→ TO DO
Could you transcribe every record below exactly as written, leaving out any pictures?

→ MATERIAL TO PROCESS

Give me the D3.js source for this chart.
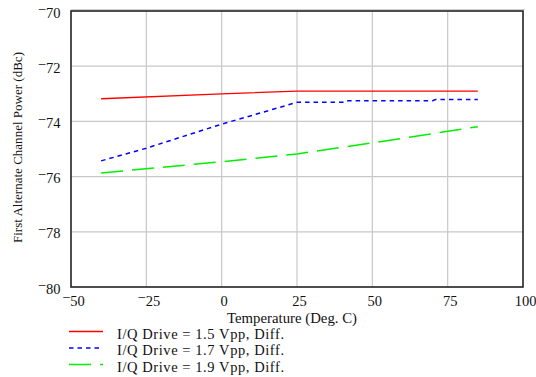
<!DOCTYPE html>
<html><head><meta charset="utf-8">
<script src="https://cdn.jsdelivr.net/npm/d3@7"></script>
<style>
body{margin:0;background:#fff;}
text{font-family:"Liberation Serif","Times New Roman",serif;fill:#111;}
</style></head>
<body><svg id="c" width="536" height="377"></svg>
<script>
const xTicks = [-50,-25,0,25,50,75,100];
const yTicks = [-80,-78,-76,-74,-72,-70];
const seriesNames = ["I/Q Drive = 1.5 Vpp, Diff.","I/Q Drive = 1.7 Vpp, Diff.","I/Q Drive = 1.9 Vpp, Diff."];
const redX = [-40,0,25,85];
const redY = [-73.18,-73.0,-72.9,-72.9];
const blueX = [-40,-25,0,25,41,42,70,71,85];
const blueY = [-75.43,-74.97,-74.1,-73.31,-73.31,-73.25,-73.25,-73.21,-73.21];
const greenX = [-40,0,25,50,85];
const greenY = [-75.87,-75.46,-75.18,-74.78,-74.19];
const xTitle = "Temperature (Deg. C)";
const yTitle = "First Alternate Channel Power (dBc)";

const svg = d3.select("#c");
const L=71,T=11,R=523,B=287;
const x = d3.scaleLinear().domain([-50,100]).range([L,R]);
const y = d3.scaleLinear().domain([-80,-70]).range([B,T]);

// grid
svg.append("g").selectAll("line").data(xTicks.slice(1,-1)).join("line")
  .attr("x1",d=>x(d)).attr("x2",d=>x(d)).attr("y1",T).attr("y2",B)
  .attr("stroke","#c8c8c8").attr("stroke-width",1.2);
svg.append("g").selectAll("line").data(yTicks.slice(1,-1)).join("line")
  .attr("y1",d=>y(d)).attr("y2",d=>y(d)).attr("x1",L).attr("x2",R)
  .attr("stroke","#c8c8c8").attr("stroke-width",1.2);
svg.append("line").attr("x1",L).attr("x2",R+2).attr("y1",T-1.5).attr("y2",T-1.5).attr("stroke","#d0d0d0").attr("stroke-width",1);

// frame
svg.append("rect").attr("x",L).attr("y",T).attr("width",R-L).attr("height",B-T)
  .attr("fill","none").attr("stroke","#222").attr("stroke-width",1.6);

function label(g, v){
  const s = String(Math.abs(v));
  if(v<0){
    g.append("tspan").attr("dy",-4).text("\u2212");
    g.append("tspan").attr("dy",4).text(s);
  } else g.text(s);
}
// x ticks
svg.append("g").selectAll("text").data(xTicks).join("text")
  .attr("x",d=>x(d)+2.5).attr("y",305.5).attr("text-anchor","middle").attr("font-size",14.5)
  .each(function(d){label(d3.select(this),d);});
// y ticks
svg.append("g").selectAll("text").data(yTicks).join("text")
  .attr("x",60.5).attr("y",d=>y(d)+6.5).attr("text-anchor","end").attr("font-size",14.5)
  .each(function(d){label(d3.select(this),d);});

svg.append("text").attr("x",227).attr("y",323).attr("font-size",14)
  .attr("textLength",130).attr("lengthAdjust","spacingAndGlyphs").text(xTitle);
svg.append("text").attr("transform","translate(21.5,243) rotate(-90)").attr("font-size",13)
  .attr("textLength",191).attr("lengthAdjust","spacingAndGlyphs").text(yTitle);

const line = d3.line().x(d=>x(d[0])).y(d=>y(d[1]));
const series = [
  {xs:redX, ys:redY, color:"#ff0000", dash:null, w:1.3},
  {xs:blueX, ys:blueY, color:"#0000ff", dash:"4.5,4", w:1.5},
  {xs:greenX, ys:greenY, color:"#00f000", dash:"22,9", w:1.5}
];
series.forEach(s=>{
  svg.append("path").attr("d",line(s.xs.map((v,i)=>[v,s.ys[i]])))
    .attr("fill","none").attr("stroke",s.color).attr("stroke-width",s.w)
    .attr("stroke-dasharray",s.dash);
});

// legend
const lg = [331.5,348,364.5];
series.forEach((s,i)=>{
  svg.append("line").attr("x1",69).attr("x2",103).attr("y1",lg[i]).attr("y2",lg[i])
    .attr("stroke",s.color).attr("stroke-width",s.w).attr("stroke-dasharray",s.dash);
  svg.append("text").attr("x",117).attr("y",lg[i]+7).attr("font-size",14.5)
    .attr("textLength",167).attr("lengthAdjust","spacing").text(seriesNames[i]);
});
</script></body></html>
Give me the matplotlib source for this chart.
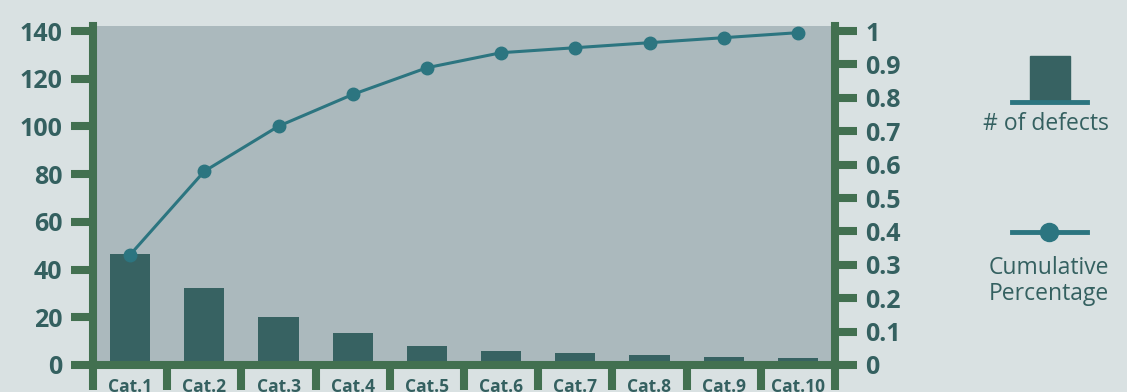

→ FULL SOLUTION
Give me the D3.js source for this chart.
<!DOCTYPE html>
<html><head><meta charset="utf-8">
<script src="https://cdn.jsdelivr.net/npm/d3@7"></script>
<style>
body{margin:0;background:#fff;}
text{font-family:"Liberation Serif","Times New Roman",serif;fill:#111;}
</style></head>
<body><svg id="c" width="536" height="377"></svg>
<script>
const xTicks = [-50,-25,0,25,50,75,100];
const yTicks = [-80,-78,-76,-74,-72,-70];
const seriesNames = ["I/Q Drive = 1.5 Vpp, Diff.","I/Q Drive = 1.7 Vpp, Diff.","I/Q Drive = 1.9 Vpp, Diff."];
const redX = [-40,0,25,85];
const redY = [-73.18,-73.0,-72.9,-72.9];
const blueX = [-40,-25,0,25,41,42,70,71,85];
const blueY = [-75.43,-74.97,-74.1,-73.31,-73.31,-73.25,-73.25,-73.21,-73.21];
const greenX = [-40,0,25,50,85];
const greenY = [-75.87,-75.46,-75.18,-74.78,-74.19];
const xTitle = "Temperature (Deg. C)";
const yTitle = "First Alternate Channel Power (dBc)";

const svg = d3.select("#c");
const L=71,T=11,R=523,B=287;
const x = d3.scaleLinear().domain([-50,100]).range([L,R]);
const y = d3.scaleLinear().domain([-80,-70]).range([B,T]);

// grid
svg.append("g").selectAll("line").data(xTicks.slice(1,-1)).join("line")
  .attr("x1",d=>x(d)).attr("x2",d=>x(d)).attr("y1",T).attr("y2",B)
  .attr("stroke","#c8c8c8").attr("stroke-width",1.2);
svg.append("g").selectAll("line").data(yTicks.slice(1,-1)).join("line")
  .attr("y1",d=>y(d)).attr("y2",d=>y(d)).attr("x1",L).attr("x2",R)
  .attr("stroke","#c8c8c8").attr("stroke-width",1.2);
svg.append("line").attr("x1",L).attr("x2",R+2).attr("y1",T-1.5).attr("y2",T-1.5).attr("stroke","#d0d0d0").attr("stroke-width",1);

// frame
svg.append("rect").attr("x",L).attr("y",T).attr("width",R-L).attr("height",B-T)
  .attr("fill","none").attr("stroke","#222").attr("stroke-width",1.6);

function label(g, v){
  const s = String(Math.abs(v));
  if(v<0){
    g.append("tspan").attr("dy",-4).text("\u2212");
    g.append("tspan").attr("dy",4).text(s);
  } else g.text(s);
}
// x ticks
svg.append("g").selectAll("text").data(xTicks).join("text")
  .attr("x",d=>x(d)+2.5).attr("y",305.5).attr("text-anchor","middle").attr("font-size",14.5)
  .each(function(d){label(d3.select(this),d);});
// y ticks
svg.append("g").selectAll("text").data(yTicks).join("text")
  .attr("x",60.5).attr("y",d=>y(d)+6.5).attr("text-anchor","end").attr("font-size",14.5)
  .each(function(d){label(d3.select(this),d);});

svg.append("text").attr("x",227).attr("y",323).attr("font-size",14)
  .attr("textLength",130).attr("lengthAdjust","spacingAndGlyphs").text(xTitle);
svg.append("text").attr("transform","translate(21.5,243) rotate(-90)").attr("font-size",13)
  .attr("textLength",191).attr("lengthAdjust","spacingAndGlyphs").text(yTitle);

const line = d3.line().x(d=>x(d[0])).y(d=>y(d[1]));
const series = [
  {xs:redX, ys:redY, color:"#ff0000", dash:null, w:1.3},
  {xs:blueX, ys:blueY, color:"#0000ff", dash:"4.5,4", w:1.5},
  {xs:greenX, ys:greenY, color:"#00f000", dash:"22,9", w:1.5}
];
series.forEach(s=>{
  svg.append("path").attr("d",line(s.xs.map((v,i)=>[v,s.ys[i]])))
    .attr("fill","none").attr("stroke",s.color).attr("stroke-width",s.w)
    .attr("stroke-dasharray",s.dash);
});

// legend
const lg = [331.5,348,364.5];
series.forEach((s,i)=>{
  svg.append("line").attr("x1",69).attr("x2",103).attr("y1",lg[i]).attr("y2",lg[i])
    .attr("stroke",s.color).attr("stroke-width",s.w).attr("stroke-dasharray",s.dash);
  svg.append("text").attr("x",117).attr("y",lg[i]+7).attr("font-size",14.5)
    .attr("textLength",167).attr("lengthAdjust","spacing").text(seriesNames[i]);
});
</script></body></html>
Give me the matplotlib source for this chart.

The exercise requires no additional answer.